Above: “A More Perfect Union” pamphlet by Sam Potts Inc. (Photos by Swissmiss.)
I arrived home tonight and found the small booklet above in the day’s post. It was a simple republication of Barack Obama’s “A More Perfect Union” speech sent by my friend and fellow AIGA/NY Board Member Sam Potts. I’ve written about the power of pamphlets before, but this one moved me a great deal. It came on a day when Obama, a candidate whose campaign was still reeling from the release of the Rev Wright tapes when he gave this speech last March, was about to give his first primetime press conference as President. And it came on a day when Amazon.com announced the Kindle 2, a device that may successfully uncouple print from the page for good. While Obama’s election made me feel young at heart, the Kindle 2’s release left me gripped by the sense that I was glimpsing the future while clinging the past. In short, I felt, for the first time, middle-aged. And while I can see myself buying and even enjoying a Kindle 2, I’m a book person at heart, and always will be. It’s like someone asked me to swap my beloved pet for a Tamagotchi. No dice.
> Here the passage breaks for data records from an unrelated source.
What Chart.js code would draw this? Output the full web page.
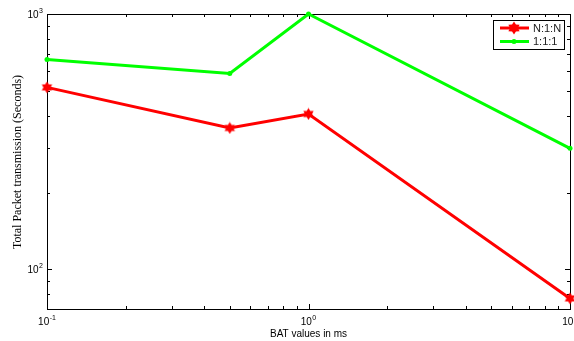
<!DOCTYPE html>
<html>
<head>
<meta charset="utf-8">
<script src="https://cdn.jsdelivr.net/npm/chart.js@4/dist/chart.umd.min.js"></script>
<style>
  html, body { margin: 0; padding: 0; background: #fff; overflow: hidden; }
  canvas { display: block; }
</style>
</head>
<body>
<canvas id="chart" width="574" height="341"></canvas>
<script>
// BAT values (ms) and total packet transmission times (seconds)
const batValues = [0.1, 0.5, 1, 10];
const nToN = [516, 358, 406, 77];
const oneToOne = [664, 585, 1000, 298];
const seriesLabels = ['N:1:N', '1:1:1'];

// Axis ranges and decade tick labels (10^exponent)
const xRange = [0.1, 10];
const yRange = [70, 1000];
const xMajorTicks = [0.1, 1, 10];
const xTickExponents = ['-1', '0', '1'];
const yMajorTicks = [100, 1000];
const yTickExponents = ['2', '3'];
const xMinorTicks = [0.2, 0.3, 0.4, 0.5, 0.6, 0.7, 0.8, 0.9, 2, 3, 4, 5, 6, 7, 8, 9];
const yMinorTicks = [80, 90, 200, 300, 400, 500, 600, 700, 800, 900];

const RED = '#ff0000';
const GREEN = '#00ff00';

// Filled hexagram marker
function hexagram(size, color) {
  const c = document.createElement('canvas');
  c.width = size; c.height = size;
  const g = c.getContext('2d');
  const r = size / 2 - 0.5, ri = r * 0.6, cx = size / 2, cy = size / 2;
  g.beginPath();
  for (let i = 0; i < 12; i++) {
    const a = -Math.PI / 2 + i * Math.PI / 6;
    const rr = i % 2 === 0 ? r : ri;
    const px = cx + rr * Math.cos(a), py = cy + rr * Math.sin(a);
    if (i === 0) g.moveTo(px, py); else g.lineTo(px, py);
  }
  g.closePath();
  g.fillStyle = color;
  g.fill();
  return c;
}
const starMarker = hexagram(13, RED);
const starLegend = hexagram(14, RED);

function pow10Label(ctx, exp, x, baseY, align) {
  ctx.font = '10px "Liberation Sans", Arial, sans-serif';
  const wb = ctx.measureText('10').width;
  ctx.font = '7px "Liberation Sans", Arial, sans-serif';
  const we = ctx.measureText(exp).width;
  const total = wb + we + 0.5;
  let sx = align === 'center' ? x - total / 2 : x - total;
  ctx.textAlign = 'left';
  ctx.textBaseline = 'alphabetic';
  ctx.font = '10px "Liberation Sans", Arial, sans-serif';
  ctx.fillText('10', sx, baseY);
  ctx.font = '7px "Liberation Sans", Arial, sans-serif';
  ctx.fillText(exp, sx + wb + 0.5, baseY - 5);
}

const axesPlugin = {
  id: 'matlabAxes',
  beforeDatasetsDraw(chart) {
    const { ctx, chartArea: a, scales: { x, y } } = chart;
    ctx.save();
    ctx.strokeStyle = '#000';
    ctx.lineWidth = 1;
    ctx.beginPath();
    const tick = (v, len) => {
      const px = Math.round(x.getPixelForValue(v)) + 0.5;
      ctx.moveTo(px, a.bottom); ctx.lineTo(px, a.bottom - len);
      ctx.moveTo(px, a.top); ctx.lineTo(px, a.top + len);
    };
    const ytick = (v, len) => {
      const py = Math.round(y.getPixelForValue(v)) + 0.5;
      ctx.moveTo(a.left, py); ctx.lineTo(a.left + len, py);
      ctx.moveTo(a.right, py); ctx.lineTo(a.right - len, py);
    };
    xMajorTicks.forEach(v => tick(v, 5));
    xMinorTicks.forEach(v => tick(v, 3));
    yMajorTicks.forEach(v => ytick(v, 5));
    yMinorTicks.forEach(v => ytick(v, 3));
    ctx.stroke();
    ctx.strokeRect(Math.round(a.left) + 0.5, Math.round(a.top) + 0.5,
      Math.round(a.right - a.left), Math.round(a.bottom - a.top));

    ctx.fillStyle = '#000';
    xMajorTicks.forEach((v, i) => pow10Label(ctx, xTickExponents[i], x.getPixelForValue(v), a.bottom + 16, 'center'));
    yMajorTicks.forEach((v, i) => pow10Label(ctx, yTickExponents[i], a.left - 4, y.getPixelForValue(v) + 4, 'right'));

    // axis titles
    ctx.font = '10px "Liberation Sans", Arial, sans-serif';
    ctx.textAlign = 'center';
    ctx.textBaseline = 'alphabetic';
    ctx.fillText('BAT values in ms', (a.left + a.right) / 2, 337);
    ctx.save();
    ctx.translate(20.5, 162);
    ctx.rotate(-Math.PI / 2);
    ctx.font = '12px "Liberation Serif", "Times New Roman", serif';
    ctx.fillText('Total Packet transmission (Seconds)', 0, 0);
    ctx.restore();
    ctx.restore();
  },
  afterDraw(chart) {
    const { ctx } = chart;
    const bx = 493.5, by = 20.5, bw = 71, bh = 29;
    ctx.save();
    ctx.fillStyle = '#fff';
    ctx.fillRect(bx, by, bw, bh);
    ctx.strokeStyle = '#000';
    ctx.lineWidth = 1;
    ctx.strokeRect(bx, by, bw, bh);
    const rows = [28, 41.5];
    chart.data.datasets.forEach((ds, i) => {
      const ry = rows[i];
      ctx.strokeStyle = ds.borderColor;
      ctx.lineWidth = 3;
      ctx.beginPath();
      ctx.moveTo(500, ry); ctx.lineTo(529, ry);
      ctx.stroke();
      if (i === 0) {
        ctx.drawImage(starLegend, 514 - 7, ry - 7);
      } else {
        ctx.fillStyle = ds.borderColor;
        ctx.beginPath();
        ctx.arc(514, ry, 2.5, 0, Math.PI * 2);
        ctx.fill();
      }
      ctx.fillStyle = '#222';
      ctx.font = '11px "Liberation Sans", Arial, sans-serif';
      ctx.textAlign = 'left';
      ctx.textBaseline = 'middle';
      ctx.fillText(ds.label, 533, ry + 0.5);
    });
    ctx.restore();
  }
};

new Chart(document.getElementById('chart'), {
  type: 'line',
  data: {
    datasets: [
      {
        label: seriesLabels[0],
        data: batValues.map((v, i) => ({ x: v, y: nToN[i] })),
        borderColor: RED,
        backgroundColor: RED,
        borderWidth: 3,
        pointStyle: starMarker,
        pointRadius: 6,
        tension: 0,
        clip: false
      },
      {
        label: seriesLabels[1],
        data: batValues.map((v, i) => ({ x: v, y: oneToOne[i] })),
        borderColor: GREEN,
        backgroundColor: GREEN,
        borderWidth: 3,
        pointStyle: 'circle',
        pointRadius: 2.5,
        pointBorderWidth: 0,
        tension: 0,
        clip: false
      }
    ]
  },
  options: {
    responsive: false,
    maintainAspectRatio: false,
    animation: false,
    layout: { autoPadding: false, padding: { left: 47, top: 14, right: 4, bottom: 32 } },
    plugins: { legend: { display: false }, tooltip: { enabled: false } },
    scales: {
      x: { type: 'logarithmic', min: xRange[0], max: xRange[1], display: false },
      y: { type: 'logarithmic', min: yRange[0], max: yRange[1], display: false }
    }
  },
  plugins: [axesPlugin]
});
</script>
</body>
</html>
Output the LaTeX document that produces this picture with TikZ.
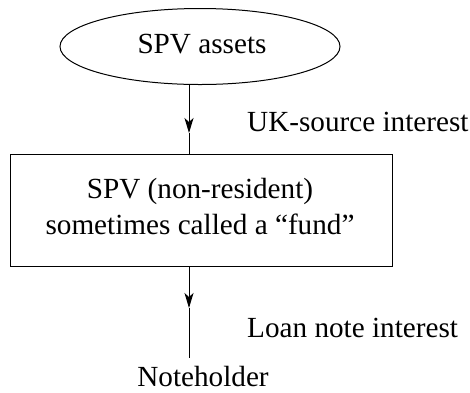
\documentclass[tikz,border=0pt]{standalone}
\usepackage{fontspec}
\setmainfont{Liberation Serif}
\newfontfamily\libser{Liberation Serif}
\usetikzlibrary{shapes.geometric,arrows.meta}
\begin{document}
\begin{tikzpicture}[x=1pt,y=-1pt,
  txt/.style={font=\fontsize{29.2pt}{36pt}\selectfont\libser, inner sep=0pt},
  shapeline/.style={draw, line width=1pt},
  conn/.style={line width=1pt},
  tip/.style={-{Stealth[length=15pt,width=9pt,inset=4pt]}}]
\useasboundingbox (0,0) rectangle (470,392);
% ellipse
\node[shapeline, ellipse, minimum width=280pt, minimum height=76pt, inner sep=0pt] (ell) at (200,46.5) {};
\node[txt, anchor=base] (elltxt) at (202,53) {SPV assets};
% box
\node[shapeline, rectangle, minimum width=382pt, minimum height=112pt, inner sep=0pt] (box) at (201,210) {};
\node[txt, anchor=base] (boxtxt1) at (200,198) {SPV (non-resident)};
\node[txt, anchor=base] (boxtxt2) at (200,234) {sometimes called a “fund”};
% labels
\node[txt, anchor=base west] (lab1) at (247,131) {UK-source interest};
\node[txt, anchor=base west] (lab2) at (247,337) {Loan note interest};
\node[txt, anchor=base] (note) at (203,386.5) {Noteholder};
% connectors
\coordinate (a1) at (189,84.6);
\coordinate (m1) at (189,133);
\coordinate (b1) at (189,154);
\coordinate (a2) at (189,266);
\coordinate (m2) at (189,308);
\coordinate (b2) at (189,358);
\draw[conn, tip] (a1) -- (m1);
\draw[conn] (m1) -- (b1);
\draw[conn, tip] (a2) -- (m2);
\draw[conn] (m2) -- (b2);
\end{tikzpicture}
\end{document}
When Obama concluded his press conference this evening, I turned off the TV, sat in my chair, and read Sam’s pamphlet from start to finish. He had carefully chosen this small manila envelope, this beautiful slate-blue paper, and this optimistic, tipped-in note. He had offered me Obama’s speech again at the perfect time in a new and beautiful way. I was deeply touched. Sometimes things come together as they should. Sam’s pamphlet is a case in point.
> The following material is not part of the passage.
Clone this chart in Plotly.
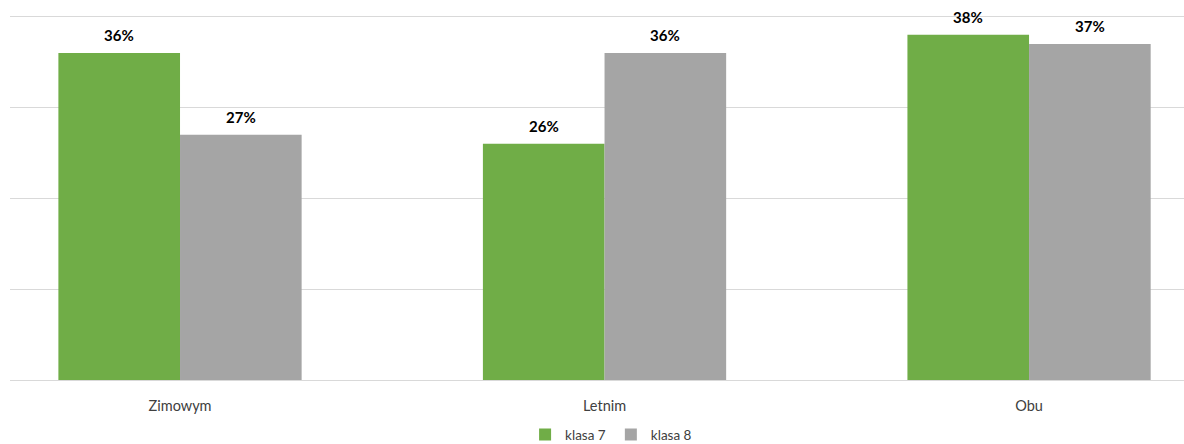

Below is the passage from Obama’s “A More Perfect Union” speech that I remembered as vividly when I read it tonight as when I first heard it on YouTube last March. As Republicans and Democrats sit in deadlock over the stimulus bill while America’s tide of unemployment swells dangerously higher, Obama’s call to transcend bitter partisanship and stand for hope in the midst of cyncism rings truer than ever.
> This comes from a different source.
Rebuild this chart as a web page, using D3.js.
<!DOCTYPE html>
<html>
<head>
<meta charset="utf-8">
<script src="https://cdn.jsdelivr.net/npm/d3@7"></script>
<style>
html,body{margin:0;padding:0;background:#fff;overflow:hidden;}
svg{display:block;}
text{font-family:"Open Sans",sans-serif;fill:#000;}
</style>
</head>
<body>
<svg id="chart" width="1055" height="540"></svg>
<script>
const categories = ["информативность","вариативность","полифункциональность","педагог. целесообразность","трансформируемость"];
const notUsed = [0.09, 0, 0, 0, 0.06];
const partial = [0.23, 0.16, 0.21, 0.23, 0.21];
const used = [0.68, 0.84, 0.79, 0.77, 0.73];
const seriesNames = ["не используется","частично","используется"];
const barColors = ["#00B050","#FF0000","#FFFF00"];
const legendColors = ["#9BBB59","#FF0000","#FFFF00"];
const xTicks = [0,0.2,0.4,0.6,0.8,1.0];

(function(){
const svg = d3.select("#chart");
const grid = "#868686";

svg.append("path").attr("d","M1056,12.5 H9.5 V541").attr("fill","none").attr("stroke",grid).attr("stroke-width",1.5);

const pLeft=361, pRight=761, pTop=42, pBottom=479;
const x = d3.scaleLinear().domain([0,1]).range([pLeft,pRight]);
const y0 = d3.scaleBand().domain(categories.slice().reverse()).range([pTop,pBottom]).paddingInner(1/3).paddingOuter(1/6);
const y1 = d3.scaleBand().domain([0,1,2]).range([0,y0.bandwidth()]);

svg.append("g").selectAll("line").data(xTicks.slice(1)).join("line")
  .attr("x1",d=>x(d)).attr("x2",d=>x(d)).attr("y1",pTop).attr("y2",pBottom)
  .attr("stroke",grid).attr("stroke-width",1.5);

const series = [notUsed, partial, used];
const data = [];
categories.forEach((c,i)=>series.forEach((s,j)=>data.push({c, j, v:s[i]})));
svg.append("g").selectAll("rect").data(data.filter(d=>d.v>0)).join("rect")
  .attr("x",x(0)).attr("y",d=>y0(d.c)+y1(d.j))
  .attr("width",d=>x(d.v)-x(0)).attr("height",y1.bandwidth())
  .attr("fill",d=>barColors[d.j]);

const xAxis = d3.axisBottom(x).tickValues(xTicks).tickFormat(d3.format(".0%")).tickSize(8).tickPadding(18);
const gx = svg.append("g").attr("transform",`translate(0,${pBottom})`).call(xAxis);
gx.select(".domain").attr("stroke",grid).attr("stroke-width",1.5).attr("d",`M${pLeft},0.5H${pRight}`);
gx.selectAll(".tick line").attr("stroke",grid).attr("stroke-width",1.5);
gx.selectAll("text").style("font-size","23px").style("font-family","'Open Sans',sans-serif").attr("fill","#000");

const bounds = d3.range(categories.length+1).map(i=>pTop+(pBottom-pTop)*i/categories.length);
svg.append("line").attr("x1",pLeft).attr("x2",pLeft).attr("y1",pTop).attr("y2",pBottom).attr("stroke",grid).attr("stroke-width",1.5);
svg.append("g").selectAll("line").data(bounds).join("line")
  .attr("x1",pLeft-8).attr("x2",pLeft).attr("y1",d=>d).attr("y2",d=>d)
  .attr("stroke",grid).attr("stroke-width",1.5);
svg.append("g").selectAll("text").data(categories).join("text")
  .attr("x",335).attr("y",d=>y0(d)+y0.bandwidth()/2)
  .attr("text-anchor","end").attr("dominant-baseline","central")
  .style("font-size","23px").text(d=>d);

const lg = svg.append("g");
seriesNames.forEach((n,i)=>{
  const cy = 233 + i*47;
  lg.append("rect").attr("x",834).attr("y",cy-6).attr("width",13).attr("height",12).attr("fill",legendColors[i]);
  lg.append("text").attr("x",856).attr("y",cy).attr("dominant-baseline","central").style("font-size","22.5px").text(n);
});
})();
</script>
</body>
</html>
For we have a choice in this country. We can accept a politics that breeds division, and conflict, and cynicism. We can tackle race only as spectacle—as we did in the OJ trial—or in the wake of tragedy, as we did in the aftermath of Katrina—or as fodder for the nightly news. We can play Reverend Wright’s sermons on every channel, every day and talk about them from now until the election, and make the only question in this campaign whether or not the American people think that I somehow believe or sympathize with his most offensive words. We can pounce on some gaffe by a Hillary supporter as evidence that she’s playing the race card, or we can speculate on whether white men will all flock to John McCain in the general election regardless of his policies. We can do that. But if we do, I can tell you that in the next election, we’ll be talking about some other distraction. And then another one. And then another one. And nothing will change. That is one option. Or, at this moment, in this election, we can come together and say, “Not this time.” […] I would not be running for President if I didn’t believe with all my heart that this is what the vast majority of Americans want for this country. This union may never be perfect, but generation after generation has shown that it can always be perfected. And today, whenever I find myself feeling doubtful or cynical about this possibility, what gives me the most hope is the next generation—the young people whose attitudes and beliefs and openness to change have already made history in this election.
And make history we did. Should you want to revisit the speech too, NYT has the text of Obama’s speech in its entirety here. Thanks, Sam.